Question 2: “Is the reason you just mentioned the ‘sole’ reason for the denial, or are there multiple overlapping issues?”
In practice, this is the most critical yet frequently overlooked question. Immigration examiners routinely explain only the primary, representative reason at the counter, even when an application contains multiple structural flaws (e.g., both doubts regarding career authenticity and a company’s poor financial performance). If you reapply after resolving only the first objection without digging deeper, your application will simply face a second denial based on the unmentioned reasons, trapping you in a domino rejection loop. Always press firmly by asking: “Assuming this primary issue is fully resolved, are there any other negative factors remaining in the evaluation?”
Question 3: “Does this reason stem from a ‘clerical omission of documents’ or a ‘substantive doubt regarding credibility’?”
For instance, if the examiner states that your previous employment period is unproven, the remedy changes entirely depending on whether you simply forgot to attach a certificate (a minor clerical omission) or if the examiner suspects the issuing organization itself is fraudulent (a credibility doubt). If it is the latter, your reapplication must rebuild credibility from scratch by presenting objective material evidence—such as corporate registries or tax records—to verify the actual existence and legitimacy of that previous employer.
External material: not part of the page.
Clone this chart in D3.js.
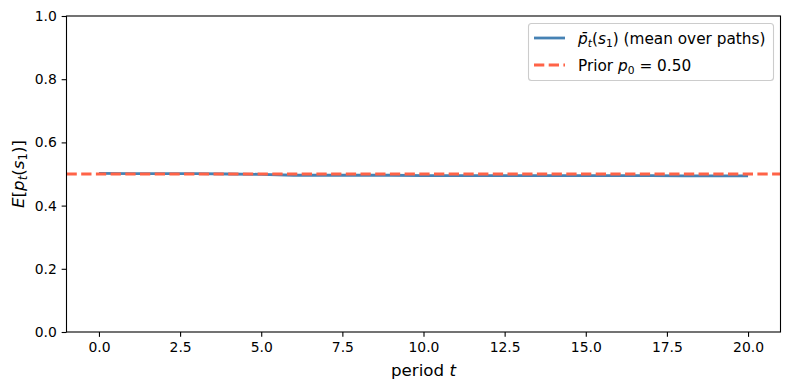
<!DOCTYPE html>
<html>
<head>
<meta charset="utf-8">
<script src="https://cdn.jsdelivr.net/npm/d3@7"></script>
<style>
  html, body { margin: 0; padding: 0; background: #fff; }
  svg { display: block; font-family: "DejaVu Sans", sans-serif; }
</style>
</head>
<body>
<svg id="chart" width="790" height="390"></svg>
<script>
// ---- data ----
const periods = [0,1,2,3,4,5,6,7,8,9,10,11,12,13,14,15,16,17,18,19,20];
const meanBelief = [0.502,0.501,0.501,0.501,0.500,0.499,0.496,0.496,0.496,0.496,0.495,
                    0.495,0.495,0.495,0.495,0.495,0.495,0.495,0.494,0.494,0.494];
const prior = 0.50;
const xTicks = [0, 2.5, 5, 7.5, 10, 12.5, 15, 17.5, 20];
const yTicks = [0, 0.2, 0.4, 0.6, 0.8, 1.0];

const svg = d3.select("#chart");
const L = 66.5, R = 780.5, T = 16, B = 332;
const x = d3.scaleLinear().domain([-1, 21]).range([L, R]);
const y = d3.scaleLinear().domain([0, 1]).range([B, T]);

const blue = "#4682b4", red = "#ff6347";
const lw = 2.78;

// prior line
svg.append("line")
  .attr("x1", L).attr("x2", R)
  .attr("y1", y(prior)).attr("y2", y(prior))
  .attr("stroke", red).attr("stroke-width", lw)
  .attr("stroke-dasharray", "10.3,4.4");

// mean line
svg.append("path")
  .datum(periods.map((t, i) => [t, meanBelief[i]]))
  .attr("fill", "none").attr("stroke", blue).attr("stroke-width", lw)
  .attr("stroke-linejoin", "round")
  .attr("d", d3.line().x(d => x(d[0])).y(d => y(d[1])));

// redraw prior on top? (matplotlib draws in order: mean first then prior)
svg.select("line").raise();

// axes
const xAxis = d3.axisBottom(x).tickValues(xTicks).tickSize(4.86).tickPadding(4.86)
  .tickFormat(d3.format(".1f"));
const yAxis = d3.axisLeft(y).tickValues(yTicks).tickSize(4.86).tickPadding(4.86)
  .tickFormat(d3.format(".1f"));

const gx = svg.append("g").attr("transform", `translate(0,${B})`).call(xAxis);
const gy = svg.append("g").attr("transform", `translate(${L},0)`).call(yAxis);
[gx, gy].forEach(g => {
  g.select(".domain").remove();
  g.selectAll(".tick line").attr("stroke", "#000").attr("stroke-width", 1.1);
  g.selectAll(".tick text").attr("font-size", "13.9px").attr("fill", "#000")
    .attr("font-family", "DejaVu Sans");
});

// spines
svg.append("rect").attr("x", L).attr("y", T).attr("width", R - L).attr("height", B - T)
  .attr("fill", "none").attr("stroke", "#000").attr("stroke-width", 1.1);

// axis labels
const xl = svg.append("text").attr("x", (L + R) / 2).attr("y", 376)
  .attr("text-anchor", "middle").attr("font-size", "16.7px");
xl.append("tspan").text("period ");
xl.append("tspan").attr("font-style", "italic").text("t");

const yl = svg.append("text")
  .attr("transform", `translate(24,${(T + B) / 2}) rotate(-90)`)
  .attr("text-anchor", "middle").attr("font-size", "16.7px");
yl.append("tspan").attr("font-style", "italic").text("E");
yl.append("tspan").text("[");
yl.append("tspan").attr("font-style", "italic").text("p");
yl.append("tspan").attr("font-style", "italic").attr("font-size", "11.7px").attr("dy", 3).text("t");
yl.append("tspan").attr("dy", -3).text("(");
yl.append("tspan").attr("font-style", "italic").text("s");
yl.append("tspan").attr("font-size", "11.7px").attr("dy", 3).text("1");
yl.append("tspan").attr("dy", -3).text(")]");

// legend
const lg = svg.append("g");
lg.append("rect").attr("x", 528.5).attr("y", 23.5).attr("width", 245).attr("height", 57)
  .attr("rx", 3).attr("fill", "rgba(255,255,255,0.8)")
  .attr("stroke", "#cccccc").attr("stroke-width", 1.1);
const fs = 15.3;
const hx0 = 534, hx1 = 565, tx = 578;
const r1 = 38, r2 = 65;
lg.append("line").attr("x1", hx0).attr("x2", hx1).attr("y1", r1).attr("y2", r1)
  .attr("stroke", blue).attr("stroke-width", lw);
lg.append("line").attr("x1", hx0).attr("x2", hx1).attr("y1", r2).attr("y2", r2)
  .attr("stroke", red).attr("stroke-width", lw).attr("stroke-dasharray", "10.3,4.4");

const t1 = lg.append("text").attr("x", tx).attr("y", r1 + 5.5).attr("font-size", fs + "px");
t1.append("tspan").attr("font-style", "italic").text("p\u0304");
t1.append("tspan").attr("font-style", "italic").attr("font-size", "10.7px").attr("dy", 3).text("t");
t1.append("tspan").attr("dy", -3).text("(");
t1.append("tspan").attr("font-style", "italic").text("s");
t1.append("tspan").attr("font-size", "10.7px").attr("dy", 3).text("1");
t1.append("tspan").attr("dy", -3).text(") (mean over paths)");

const t2 = lg.append("text").attr("x", tx).attr("y", r2 + 5.5).attr("font-size", fs + "px");
t2.append("tspan").text("Prior ");
t2.append("tspan").attr("font-style", "italic").text("p");
t2.append("tspan").attr("font-size", "10.7px").attr("dy", 3).text("0");
t2.append("tspan").attr("dy", -3).text(" = 0.50");
</script>
</body>
</html>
Question 4: “In preparing a reapplication, what specific factual clarifications or additional evidentiary materials would successfully dispel the doubts raised during this review?”
While an immigration officer can never guarantee a future approval, an experienced examiner may provide specific, highly valuable pointers, such as: “If you can submit copies of bank books showing actual remittance history or contracts regarding this specific transaction, the evaluation might change.” Extracting this guidance forms the absolute foundation for drafting your new explanation letter.
3. The Trap of Data Discrepancy: Maintaining Consistency with Past Records
Once the true cause of the denial is identified and you begin compiling your reapplication, you must avoid the fatal mistake of introducing contradictions with previously submitted files. All data from your initial denied application, accompanying attachments, and even past Student Visa files are permanently stored as digital images in the immigration database.
If you hastily alter your narrative in the reapplication—claiming the previous explanation was an error and presenting an entirely new story—immigration will instantly flag you as an untrustworthy applicant who fabricates documents simply to secure a visa (misrepresentation). Once labeled a fraudulent applicant, your chances of obtaining approval are permanently destroyed. A reapplication must never break the framework of past submissions; it must seamlessly integrate stronger, objective material proof into the missing spaces of the original puzzle.
4. Conclusion: Fact-Based Analysis Secures Your Recovery Path
Recovering from a Japan visa denial is identical to analyzing a critical systemic failure in business operations. If you misinterpret the examiner’s underlying intent during the initial information-gathering session, any subsequent effort spent compiling mountains of documents will be completely misdirected, and approvals will remain permanently out of reach.
Never react emotionally to a denial notice. Instead, dissect the factual circumstances using the structured questionnaire provided above. Re-establishing your case on an unassailable foundation of objective evidence and presenting a理路整然 (highly organized, logical) defense remains the only definitive pathway to overturning a denial and securing your legal status of residence in Japan.